_SET TASK_
Pictures aside, quote the whole listing exactly.
——
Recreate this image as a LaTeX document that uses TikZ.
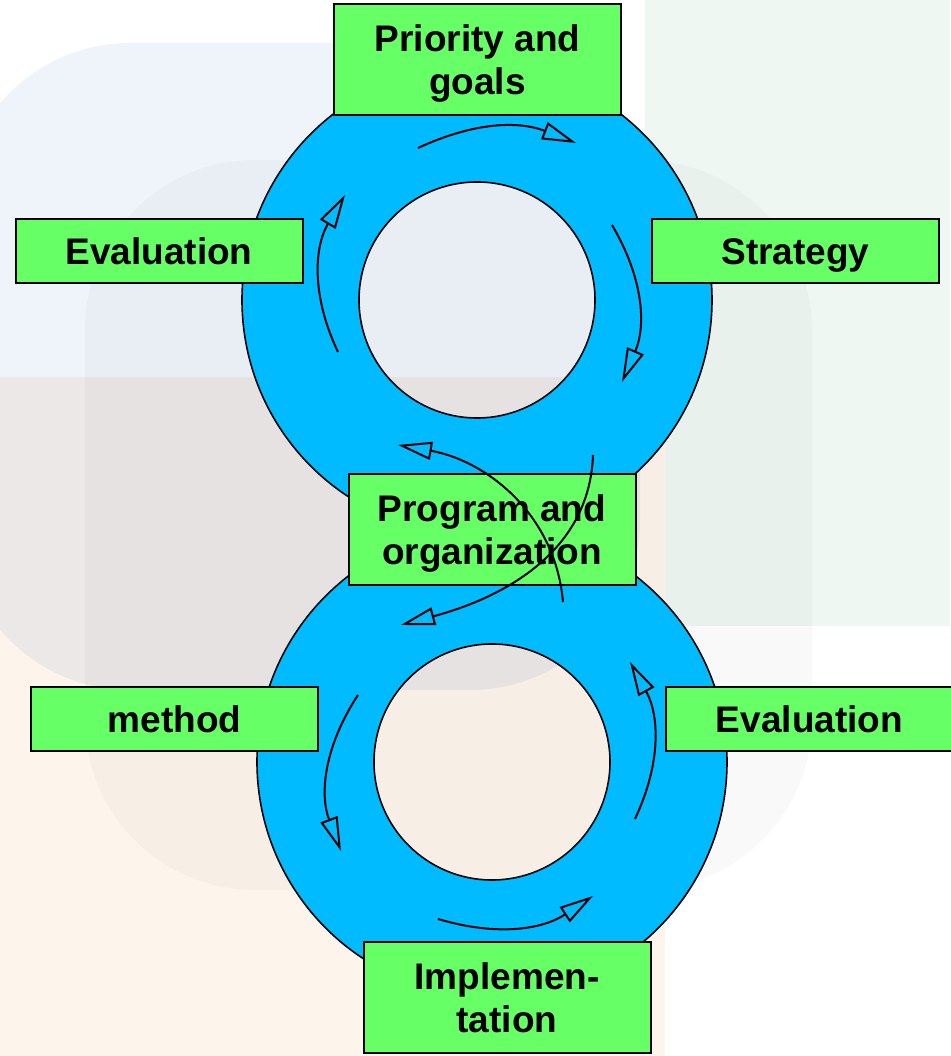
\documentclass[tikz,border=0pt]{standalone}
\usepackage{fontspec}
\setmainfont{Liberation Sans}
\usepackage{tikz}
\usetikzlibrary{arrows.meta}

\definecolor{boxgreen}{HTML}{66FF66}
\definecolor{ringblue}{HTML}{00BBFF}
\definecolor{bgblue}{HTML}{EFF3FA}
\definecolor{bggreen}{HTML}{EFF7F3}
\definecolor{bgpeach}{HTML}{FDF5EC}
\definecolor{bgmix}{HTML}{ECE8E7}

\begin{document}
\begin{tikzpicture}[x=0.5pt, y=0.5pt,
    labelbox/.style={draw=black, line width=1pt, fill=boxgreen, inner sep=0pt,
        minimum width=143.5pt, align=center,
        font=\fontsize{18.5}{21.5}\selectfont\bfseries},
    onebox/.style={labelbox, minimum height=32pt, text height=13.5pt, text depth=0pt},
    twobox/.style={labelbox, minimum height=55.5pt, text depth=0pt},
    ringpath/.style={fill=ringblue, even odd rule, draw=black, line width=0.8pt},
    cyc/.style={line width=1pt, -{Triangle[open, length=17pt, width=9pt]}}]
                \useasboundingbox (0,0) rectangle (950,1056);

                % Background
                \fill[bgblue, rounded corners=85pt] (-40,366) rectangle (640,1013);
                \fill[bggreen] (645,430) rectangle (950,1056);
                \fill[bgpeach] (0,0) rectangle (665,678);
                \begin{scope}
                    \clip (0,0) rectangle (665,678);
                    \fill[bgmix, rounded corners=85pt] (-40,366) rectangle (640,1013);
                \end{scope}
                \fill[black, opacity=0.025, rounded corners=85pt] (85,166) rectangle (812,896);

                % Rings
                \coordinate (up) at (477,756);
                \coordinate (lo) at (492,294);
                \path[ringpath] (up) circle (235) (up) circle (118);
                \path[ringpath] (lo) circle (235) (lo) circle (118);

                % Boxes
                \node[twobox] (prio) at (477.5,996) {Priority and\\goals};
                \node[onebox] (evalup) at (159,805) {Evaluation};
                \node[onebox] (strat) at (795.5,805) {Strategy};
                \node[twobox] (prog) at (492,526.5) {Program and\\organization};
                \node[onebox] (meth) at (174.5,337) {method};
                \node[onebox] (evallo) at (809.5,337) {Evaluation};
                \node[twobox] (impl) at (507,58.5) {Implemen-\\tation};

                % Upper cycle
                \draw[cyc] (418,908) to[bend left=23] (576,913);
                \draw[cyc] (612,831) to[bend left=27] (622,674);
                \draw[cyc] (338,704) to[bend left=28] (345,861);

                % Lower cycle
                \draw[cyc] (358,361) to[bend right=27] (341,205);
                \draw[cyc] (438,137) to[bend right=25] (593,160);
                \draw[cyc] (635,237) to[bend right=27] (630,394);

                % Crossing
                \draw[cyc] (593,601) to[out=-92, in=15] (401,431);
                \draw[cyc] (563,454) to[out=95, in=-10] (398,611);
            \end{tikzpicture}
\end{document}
——
_RESPONSE TO THE TASK_
Recreate this image as a LaTeX document that uses TikZ.
\documentclass[tikz,border=0pt]{standalone}
\usepackage{fontspec}
\setmainfont{Liberation Sans}
\usepackage{tikz}
\usetikzlibrary{arrows.meta}

\definecolor{boxgreen}{HTML}{66FF66}
\definecolor{ringblue}{HTML}{00BBFF}
\definecolor{bgblue}{HTML}{EFF3FA}
\definecolor{bggreen}{HTML}{EFF7F3}
\definecolor{bgpeach}{HTML}{FDF5EC}
\definecolor{bgmix}{HTML}{ECE8E7}

\begin{document}
\begin{tikzpicture}[x=0.5pt, y=0.5pt,
    labelbox/.style={draw=black, line width=1pt, fill=boxgreen, inner sep=0pt,
        minimum width=143.5pt, align=center,
        font=\fontsize{18.5}{21.5}\selectfont\bfseries},
    onebox/.style={labelbox, minimum height=32pt, text height=13.5pt, text depth=0pt},
    twobox/.style={labelbox, minimum height=55.5pt, text depth=0pt},
    ringpath/.style={fill=ringblue, even odd rule, draw=black, line width=0.8pt},
    cyc/.style={line width=1pt, -{Triangle[open, length=17pt, width=9pt]}}]
                \useasboundingbox (0,0) rectangle (950,1056);

                % Background
                \fill[bgblue, rounded corners=85pt] (-40,366) rectangle (640,1013);
                \fill[bggreen] (645,430) rectangle (950,1056);
                \fill[bgpeach] (0,0) rectangle (665,678);
                \begin{scope}
                    \clip (0,0) rectangle (665,678);
                    \fill[bgmix, rounded corners=85pt] (-40,366) rectangle (640,1013);
                \end{scope}
                \fill[black, opacity=0.025, rounded corners=85pt] (85,166) rectangle (812,896);

                % Rings
                \coordinate (up) at (477,756);
                \coordinate (lo) at (492,294);
                \path[ringpath] (up) circle (235) (up) circle (118);
                \path[ringpath] (lo) circle (235) (lo) circle (118);

                % Boxes
                \node[twobox] (prio) at (477.5,996) {Priority and\\goals};
                \node[onebox] (evalup) at (159,805) {Evaluation};
                \node[onebox] (strat) at (795.5,805) {Strategy};
                \node[twobox] (prog) at (492,526.5) {Program and\\organization};
                \node[onebox] (meth) at (174.5,337) {method};
                \node[onebox] (evallo) at (809.5,337) {Evaluation};
                \node[twobox] (impl) at (507,58.5) {Implemen-\\tation};

                % Upper cycle
                \draw[cyc] (418,908) to[bend left=23] (576,913);
                \draw[cyc] (612,831) to[bend left=27] (622,674);
                \draw[cyc] (338,704) to[bend left=28] (345,861);

                % Lower cycle
                \draw[cyc] (358,361) to[bend right=27] (341,205);
                \draw[cyc] (438,137) to[bend right=25] (593,160);
                \draw[cyc] (635,237) to[bend right=27] (630,394);

                % Crossing
                \draw[cyc] (593,601) to[out=-92, in=15] (401,431);
                \draw[cyc] (563,454) to[out=95, in=-10] (398,611);
            \end{tikzpicture}
\end{document}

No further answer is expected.